Open MPI logo

Open MPI User's Mailing List Archives

  |   Home   |   Support   |   FAQ   |   all Open MPI User's mailing list

Subject: [OMPI users] Trouble with PSM "Could not detect network connectivity"
From: Blosch, Edwin L (edwin.l.blosch_at_[hidden])
Date: 2012-11-02 11:49:18


I am getting a problem where something called "PSM" is failing to start and that in turn is preventing my job from running. Command and output are below. I would like to understand what's going on. Apparently this version of OpenMPI decided to build itself with support for PSM, but if it's not available, why fail if other transports are available? Also, in my command I think I've told OpenMPI not to use anything but self and sm, so why would it try to use PSM?

Thanks in advance for any help...

user_at_machinename:~> /usr/mpi/intel/openmpi-1.4.3/bin/ompi_info -all | grep psm
                 MCA mtl: psm (MCA v2.0, API v2.0, Component v1.4.3)
                 MCA mtl: parameter "mtl_psm_connect_timeout" (current value: "180", data source: default value)
                 MCA mtl: parameter "mtl_psm_debug" (current value: "1", data source: default value)
                 MCA mtl: parameter "mtl_psm_ib_unit" (current value: "-1", data source: default value)
                 MCA mtl: parameter "mtl_psm_ib_port" (current value: "0", data source: default value)
                 MCA mtl: parameter "mtl_psm_ib_service_level" (current value: "0", data source: default value)
                 MCA mtl: parameter "mtl_psm_ib_pkey" (current value: "32767", data source: default value)
                 MCA mtl: parameter "mtl_psm_priority" (current value: "0", data source: default value)

Here is my command:

/usr/mpi/intel/openmpi-1.4.3/bin/mpirun -n 1 --mca btl_base_verbose 30 --mca btl self,sm /release/cfd/simgrid/P_OPT.LINUX64

and here is the output:

[machinename:01124] mca: base: components_open: Looking for btl components
[machinename:01124] mca: base: components_open: opening btl components
[machinename:01124] mca: base: components_open: found loaded component self
[machinename:01124] mca: base: components_open: component self has no register function
[machinename:01124] mca: base: components_open: component self open function successful
[machinename:01124] mca: base: components_open: found loaded component sm
[machinename:01124] mca: base: components_open: component sm has no register function
[machinename:01124] mca: base: components_open: component sm open function successful
machinename.1124ipath_userinit: assign_context command failed: Network is down
machinename.1124can't open /dev/ipath, network down (err=26)
--------------------------------------------------------------------------
PSM was unable to open an endpoint. Please make sure that the network link is
active on the node and the hardware is functioning.
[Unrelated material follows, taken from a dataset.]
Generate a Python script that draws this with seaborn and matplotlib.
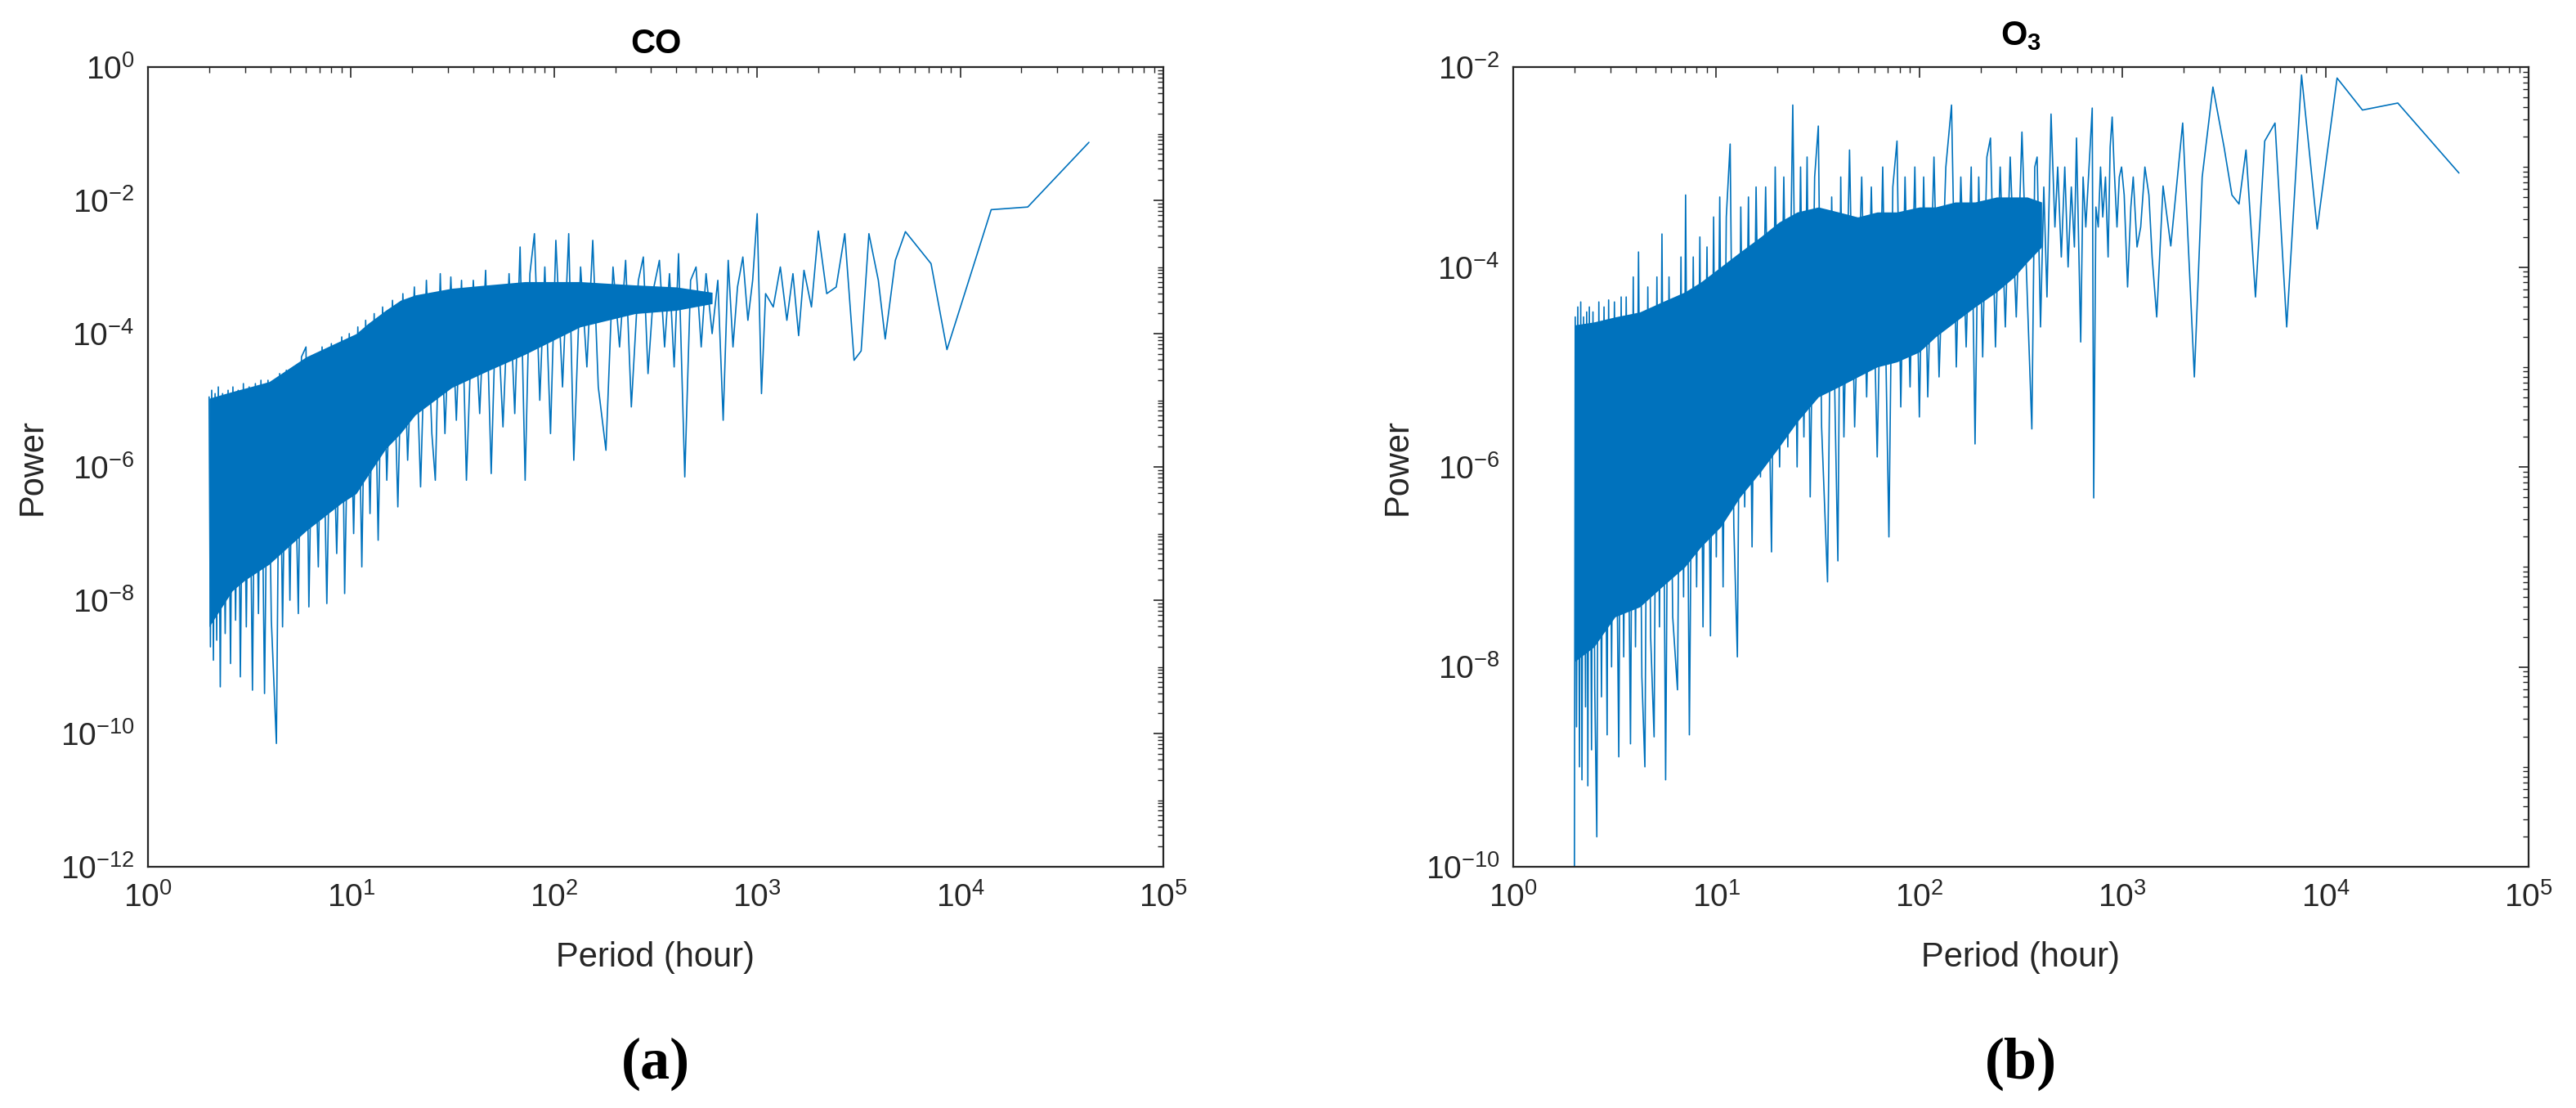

  Error: Could not detect network connectivity
--------------------------------------------------------------------------
[machinename:01124] mca: base: close: component self closed
[machinename:01124] mca: base: close: unloading component self
[machinename:01124] mca: base: close: component sm closed
[machinename:01124] mca: base: close: unloading component sm
--------------------------------------------------------------------------
It looks like MPI_INIT failed for some reason; your parallel process is
likely to abort. There are many reasons that a parallel process can
fail during MPI_INIT; some of which are due to configuration or environment
problems. This failure appears to be an internal failure; here's some
additional information (which may only be relevant to an Open MPI
developer):

  PML add procs failed
  --> Returned "Error" (-1) instead of "Success" (0)
--------------------------------------------------------------------------
*** The MPI_Init() function was called before MPI_INIT was invoked.
*** This is disallowed by the MPI standard.
*** Your MPI job will now abort.